Here's the menu for your perusal. You've got Alice's Iced Tea, Bert's Best Bowl of Chili, and Walt's Soup to choose from. Save room for Bert's Chili Sausage Gravy (Bert was creative) and Papa Joe's Pork Chops! Some of the typos are amusing... like in the Ligher Choices section. See if you can find it. 

Let's go to Waffle House! 

---

Photographer's note: this was shot with 100 speed film that was inadvertently set to ASA 800, then "pushed" in the developing process to allow enough light to hit the negative. Hence the tonal quality. I kind of like it.

Saturday, January 11, 2014

Abandoned Used Car Lot, Albuquerque

I'm interested to see places where nature has begun to return to human-altered landscapes. I've blogged about it before, and probably will again -- it was a recurring theme in a family trip to Europe two summers ago, but I have yet to publish any of those photos here...for now. Anyhow, here is a glimpse into wild taking over a sliver of Albuquerque. Catey and I stumbled upon this old used car lot when we were giving ourselves a self-guided tour of the city over Thanksgiving. 

Nature returning, Albuquerque, November 2013.

We thought it was pretty cool. We were taken by the look of the asphalt fractured by strands of fine grass. We don't know what species it is, but we assume it's a non-native. I'm not sure why this matters, but given the nature of our work, it permeates most of our thoughts about plants and the human landscape. Somehow, I do like the idea that these grasses are native. I like the idea that they once grew in this very spot.

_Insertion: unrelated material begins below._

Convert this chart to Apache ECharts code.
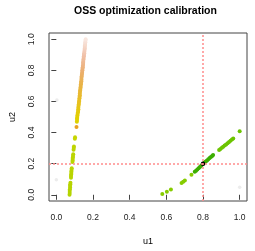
<!DOCTYPE html>
<html><head><meta charset="utf-8">
<script src="https://cdn.jsdelivr.net/npm/echarts@6/dist/echarts.min.js"></script>
<style>html,body{margin:0;padding:0;background:#fff}#c{width:255px;height:251px}</style>
</head><body><div id="c"></div>
<script>
const titleText = "OSS optimization calibration";
const xName = "u1", yName = "u2";
const tickValues = [0, 0.2, 0.4, 0.6, 0.8, 1.0];
const refX = 0.8, refY = 0.2;

// left streak, coloured by u2 (yellow-green -> yellow -> orange -> pale salmon)
const leftStreak = [
 [0.072,0.000],[0.073,0.012],[0.073,0.025],[0.074,0.035],[0.075,0.047],[0.075,0.058],[0.076,0.068],[0.077,0.078],
 [0.080,0.110],[0.080,0.120],[0.081,0.130],[0.082,0.140],[0.082,0.150],[0.083,0.160],[0.084,0.170],
 [0.088,0.210],[0.089,0.220],[0.089,0.230],[0.090,0.240],[0.091,0.250],[0.092,0.260],
 [0.094,0.290],[0.095,0.300],[0.096,0.310],
 [0.101,0.360],[0.102,0.370],
 [0.112,0.470],[0.113,0.480],[0.113,0.490],[0.114,0.500],[0.115,0.510],[0.116,0.520],
 [0.118,0.530],[0.119,0.540],[0.120,0.550],[0.120,0.560],[0.121,0.570],[0.122,0.580],[0.123,0.590],[0.124,0.600],
 [0.125,0.610],[0.126,0.620],[0.127,0.630],[0.128,0.640],[0.128,0.650],[0.129,0.660],[0.130,0.670],[0.131,0.680],
 [0.132,0.690],[0.133,0.700],[0.134,0.710],[0.135,0.720],[0.136,0.730],[0.137,0.740],[0.137,0.750],[0.138,0.760],
 [0.139,0.770],[0.140,0.780],[0.141,0.790],[0.142,0.800],[0.143,0.810],[0.144,0.820],[0.145,0.830],[0.146,0.840],
 [0.146,0.850],[0.147,0.860],[0.148,0.870],[0.149,0.880],[0.150,0.890],[0.151,0.900],[0.152,0.910],[0.153,0.920],
 [0.154,0.930],[0.155,0.940],[0.155,0.950],[0.156,0.960],[0.157,0.970],[0.158,0.980],[0.159,0.990],[0.160,1.000]
];
const leftOutlier = [[0.110,0.436]];

const rightLight = [[0.578,0.005],[0.603,0.020],[0.625,0.034],[0.683,0.076],[0.692,0.083],[0.701,0.092],[0.737,0.128]];
const rightDark = [[0.755,0.148],[0.762,0.155],[0.769,0.162],[0.776,0.170],[0.783,0.178],[0.790,0.186],[0.797,0.194],
 [0.808,0.207],[0.815,0.214],[0.822,0.221],[0.829,0.229],[0.836,0.236],[0.843,0.243],[0.850,0.250],[0.855,0.255]];
const rightUpper = [[0.888,0.288],[0.895,0.295],[0.903,0.302],[0.910,0.309],[0.918,0.316],[0.926,0.324],[0.934,0.332],
 [0.942,0.340],[0.950,0.348],[0.958,0.355],[0.965,0.362],[1.000,0.408]];
const bestPoint = [[0.8,0.2]];
const faintPoints = [[0.003,0.61],[0.0,0.097],[1.0,0.049]];

const chart = echarts.init(document.getElementById('c'), null, {renderer:'canvas'});
const font = 'Liberation Sans, Arial, Helvetica, sans-serif';
const fmt = v => v.toFixed(1);
const refColor = '#ff8c8c';
function sc(data, color, size, z){
  return {type:'scatter', data, symbolSize:size, itemStyle:{color, opacity:1}, z: z||2, silent:true, animation:false};
}
chart.setOption({
  animation:false,
  title:{text:titleText, left:74, top:6, padding:0, textStyle:{fontFamily:font, fontSize:10.5, fontWeight:'bold', color:'#000'}},
  grid:{left:44, top:33, width:203, height:169, show:true, borderColor:'#444', borderWidth:1, backgroundColor:'transparent'},
  xAxis:{type:'value', min:-0.04, max:1.04, name:xName, nameLocation:'middle', nameGap:36,
    nameTextStyle:{fontFamily:font, fontSize:9, color:'#000'},
    splitLine:{show:false}, axisLine:{show:false},
    axisTick:{show:true, length:5, inside:false, customValues:tickValues, lineStyle:{color:'#444'}},
    axisLabel:{customValues:tickValues, formatter:fmt, margin:12, fontFamily:font, fontSize:8.5, color:'#222'}},
  yAxis:{type:'value', min:-0.04, max:1.04, name:yName, nameLocation:'middle', nameGap:32, nameRotate:90,
    nameTextStyle:{fontFamily:font, fontSize:9, color:'#000'},
    splitLine:{show:false}, axisLine:{show:false},
    axisTick:{show:true, length:5, inside:false, customValues:tickValues, lineStyle:{color:'#444'}},
    axisLabel:{customValues:tickValues, formatter:fmt, margin:13, rotate:90, fontFamily:font, fontSize:8.5, color:'#222'}},
  visualMap:[{type:'continuous', show:false, seriesIndex:0, dimension:1, min:0, max:1,
    inRange:{color:['#b4d400','#b8d400','#bad500','#bed500','#cbd500','#e2d000','#e8c020','#e9b440','#ebae70','#f0c0a8','#f8e6de']}}],
  series:[
    sc(leftStreak, '#b8d400', 4, 3),
    sc(faintPoints, '#ececec', 3.5, 2),
    sc(leftOutlier, '#e8a020', 4, 3),
    sc(rightLight, '#86cc00', 4, 3),
    sc(rightUpper, '#6cc400', 4, 3),
    sc(rightDark, '#3cae00', 4, 3),
    {type:'line', data:[], z:1, silent:true, showSymbol:false,
     lineStyle:{color:refColor}, itemStyle:{color:refColor},
     markLine:{silent:true, symbol:['none','none'], animation:false, label:{show:false},
       lineStyle:{color:refColor, type:[2,2], width:1.5, opacity:1},
       data:[{xAxis:refX},{yAxis:refY}]}},
    sc(bestPoint, '#000000', 4.5, 4)
  ]
});
</script></body></html>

Broken skateboard in old used car lot, Albuquerque, November 2013.

Whatever grass it is, one has to wonder how it colonized. How do weeds do this? How do they get everywhere? Here, in Albuquerque, it's not hard to imagine that wind brought this seed here. Wind brought seed here to arrive the very day that a flaw first appeared in this parking lot. It may have blown from a sidewalk three feet away. It may have blown from the foothills of Sandia Mountain, 10 miles away.

Medical Arts Ave NE & Lomas Blvd NE, 1991-2012. Google Earth Imagery.